:: SOURCE EXCERPT ::

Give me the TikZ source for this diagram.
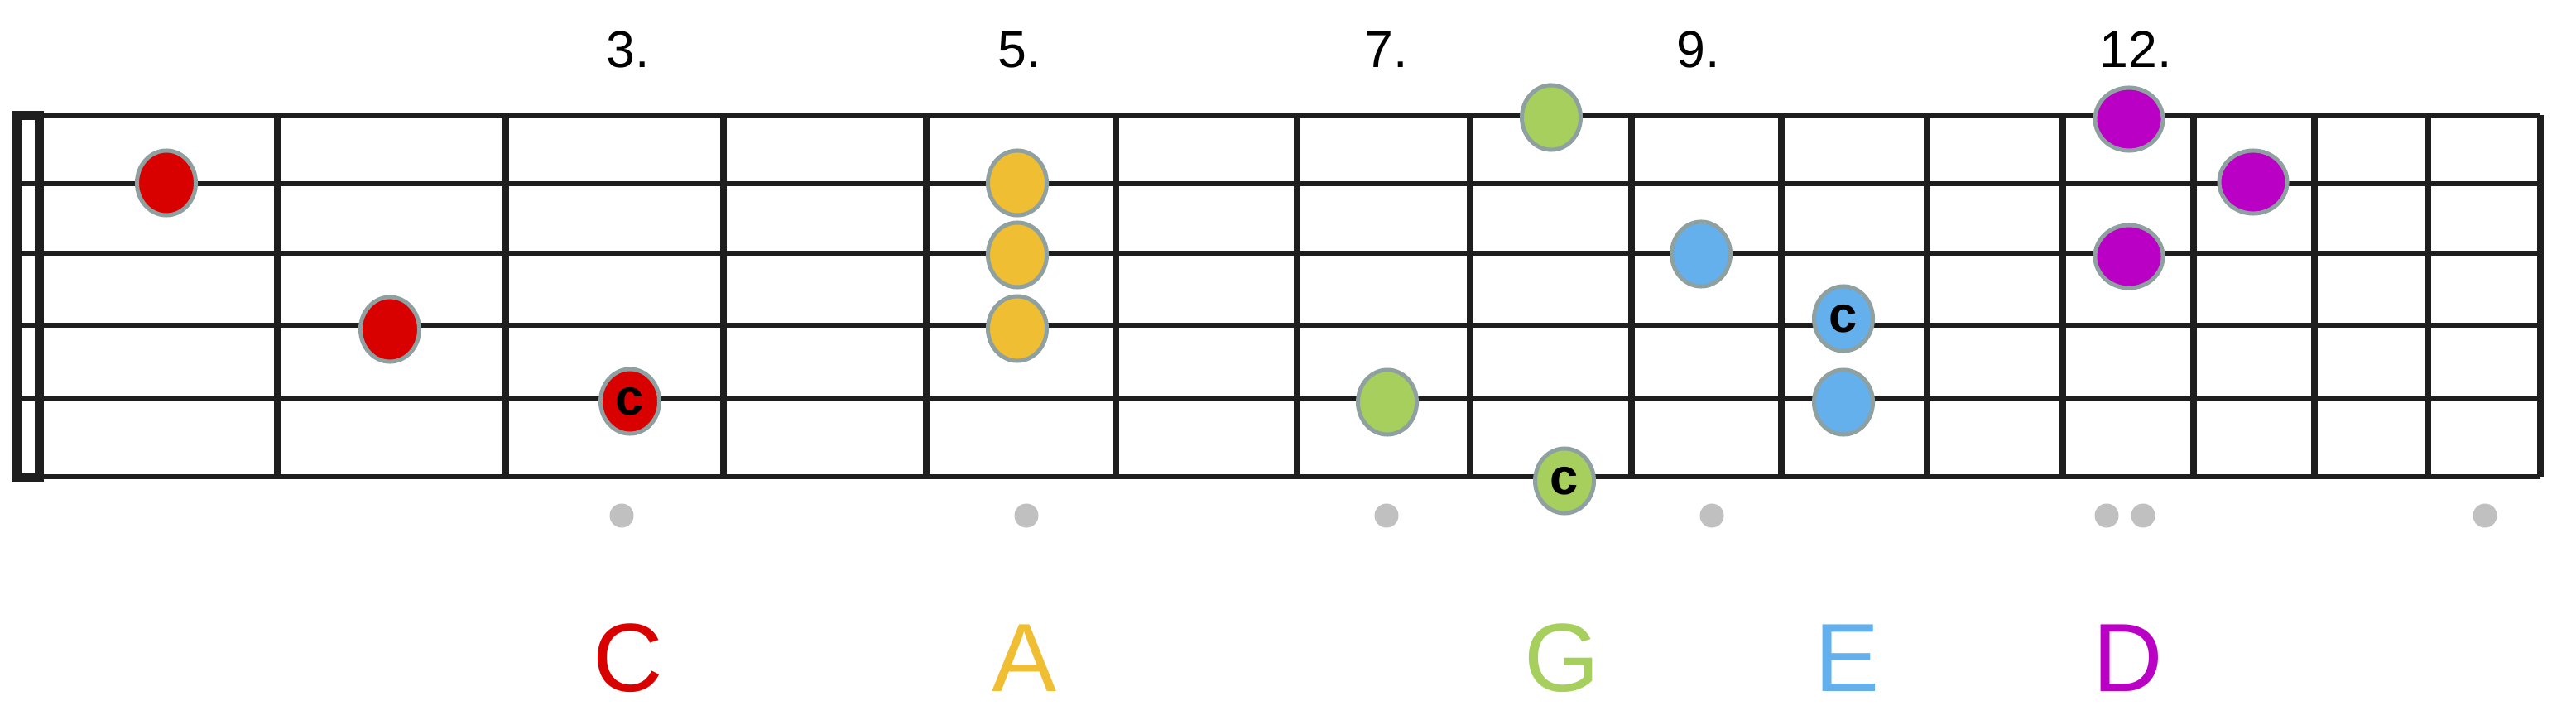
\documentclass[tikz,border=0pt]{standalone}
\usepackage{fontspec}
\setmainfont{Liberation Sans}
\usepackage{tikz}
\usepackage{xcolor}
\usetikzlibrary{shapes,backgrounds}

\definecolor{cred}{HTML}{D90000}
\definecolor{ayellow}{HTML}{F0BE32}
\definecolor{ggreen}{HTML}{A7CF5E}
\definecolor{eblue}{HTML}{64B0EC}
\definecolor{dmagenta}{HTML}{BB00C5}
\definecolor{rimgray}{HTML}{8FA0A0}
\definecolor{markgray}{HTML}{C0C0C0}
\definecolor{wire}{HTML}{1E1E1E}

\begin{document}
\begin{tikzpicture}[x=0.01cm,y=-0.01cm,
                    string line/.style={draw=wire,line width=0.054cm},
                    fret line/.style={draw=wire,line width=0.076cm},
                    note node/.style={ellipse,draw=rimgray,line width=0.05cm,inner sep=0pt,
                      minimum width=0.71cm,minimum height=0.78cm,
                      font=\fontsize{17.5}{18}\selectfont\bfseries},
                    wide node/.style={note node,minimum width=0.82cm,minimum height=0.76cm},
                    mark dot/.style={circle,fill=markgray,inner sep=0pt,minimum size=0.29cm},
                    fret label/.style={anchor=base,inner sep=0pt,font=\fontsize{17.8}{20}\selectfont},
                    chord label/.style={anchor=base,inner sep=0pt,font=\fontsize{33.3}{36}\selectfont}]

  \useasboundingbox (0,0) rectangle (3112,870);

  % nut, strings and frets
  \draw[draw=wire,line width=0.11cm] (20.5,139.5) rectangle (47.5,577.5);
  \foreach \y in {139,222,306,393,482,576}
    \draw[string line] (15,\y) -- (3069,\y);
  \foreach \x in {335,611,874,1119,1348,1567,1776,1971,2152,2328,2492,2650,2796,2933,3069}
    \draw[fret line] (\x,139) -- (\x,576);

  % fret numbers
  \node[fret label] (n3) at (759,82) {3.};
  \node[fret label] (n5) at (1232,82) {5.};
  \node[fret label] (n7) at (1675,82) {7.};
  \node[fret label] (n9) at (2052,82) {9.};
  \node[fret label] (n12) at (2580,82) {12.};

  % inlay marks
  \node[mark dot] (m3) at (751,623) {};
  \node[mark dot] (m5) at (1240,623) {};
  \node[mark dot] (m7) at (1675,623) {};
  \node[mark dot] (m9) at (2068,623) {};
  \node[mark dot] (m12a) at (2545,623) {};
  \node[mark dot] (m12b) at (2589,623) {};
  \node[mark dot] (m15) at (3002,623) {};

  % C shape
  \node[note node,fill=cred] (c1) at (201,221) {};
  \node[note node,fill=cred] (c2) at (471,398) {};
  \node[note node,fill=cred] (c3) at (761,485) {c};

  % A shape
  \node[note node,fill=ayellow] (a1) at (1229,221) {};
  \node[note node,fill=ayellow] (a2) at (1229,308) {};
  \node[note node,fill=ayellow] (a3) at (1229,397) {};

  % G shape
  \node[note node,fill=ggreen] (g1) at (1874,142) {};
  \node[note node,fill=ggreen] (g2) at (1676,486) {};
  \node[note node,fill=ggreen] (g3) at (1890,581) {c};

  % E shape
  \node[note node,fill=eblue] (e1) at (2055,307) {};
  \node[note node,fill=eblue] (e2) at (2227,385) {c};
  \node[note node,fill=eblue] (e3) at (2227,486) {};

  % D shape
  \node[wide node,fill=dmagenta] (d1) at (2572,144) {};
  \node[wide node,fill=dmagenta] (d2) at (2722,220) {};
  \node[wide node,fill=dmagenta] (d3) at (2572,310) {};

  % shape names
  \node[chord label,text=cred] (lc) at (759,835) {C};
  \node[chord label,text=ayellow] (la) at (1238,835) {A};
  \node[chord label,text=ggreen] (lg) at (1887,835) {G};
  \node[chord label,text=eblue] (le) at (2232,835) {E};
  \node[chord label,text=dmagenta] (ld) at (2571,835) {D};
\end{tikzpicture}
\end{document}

:::

Restate the data word for word from its first line through the line with "label] (n12) at", leaving out any picture along the way.

Give me the TikZ source for this diagram.
\documentclass[tikz,border=0pt]{standalone}
\usepackage{fontspec}
\setmainfont{Liberation Sans}
\usepackage{tikz}
\usepackage{xcolor}
\usetikzlibrary{shapes,backgrounds}

\definecolor{cred}{HTML}{D90000}
\definecolor{ayellow}{HTML}{F0BE32}
\definecolor{ggreen}{HTML}{A7CF5E}
\definecolor{eblue}{HTML}{64B0EC}
\definecolor{dmagenta}{HTML}{BB00C5}
\definecolor{rimgray}{HTML}{8FA0A0}
\definecolor{markgray}{HTML}{C0C0C0}
\definecolor{wire}{HTML}{1E1E1E}

\begin{document}
\begin{tikzpicture}[x=0.01cm,y=-0.01cm,
                    string line/.style={draw=wire,line width=0.054cm},
                    fret line/.style={draw=wire,line width=0.076cm},
                    note node/.style={ellipse,draw=rimgray,line width=0.05cm,inner sep=0pt,
                      minimum width=0.71cm,minimum height=0.78cm,
                      font=\fontsize{17.5}{18}\selectfont\bfseries},
                    wide node/.style={note node,minimum width=0.82cm,minimum height=0.76cm},
                    mark dot/.style={circle,fill=markgray,inner sep=0pt,minimum size=0.29cm},
                    fret label/.style={anchor=base,inner sep=0pt,font=\fontsize{17.8}{20}\selectfont},
                    chord label/.style={anchor=base,inner sep=0pt,font=\fontsize{33.3}{36}\selectfont}]

  \useasboundingbox (0,0) rectangle (3112,870);

  % nut, strings and frets
  \draw[draw=wire,line width=0.11cm] (20.5,139.5) rectangle (47.5,577.5);
  \foreach \y in {139,222,306,393,482,576}
    \draw[string line] (15,\y) -- (3069,\y);
  \foreach \x in {335,611,874,1119,1348,1567,1776,1971,2152,2328,2492,2650,2796,2933,3069}
    \draw[fret line] (\x,139) -- (\x,576);

  % fret numbers
  \node[fret label] (n3) at (759,82) {3.};
  \node[fret label] (n5) at (1232,82) {5.};
  \node[fret label] (n7) at (1675,82) {7.};
  \node[fret label] (n9) at (2052,82) {9.};
  \node[fret label] (n12) at (2580,82) {12.};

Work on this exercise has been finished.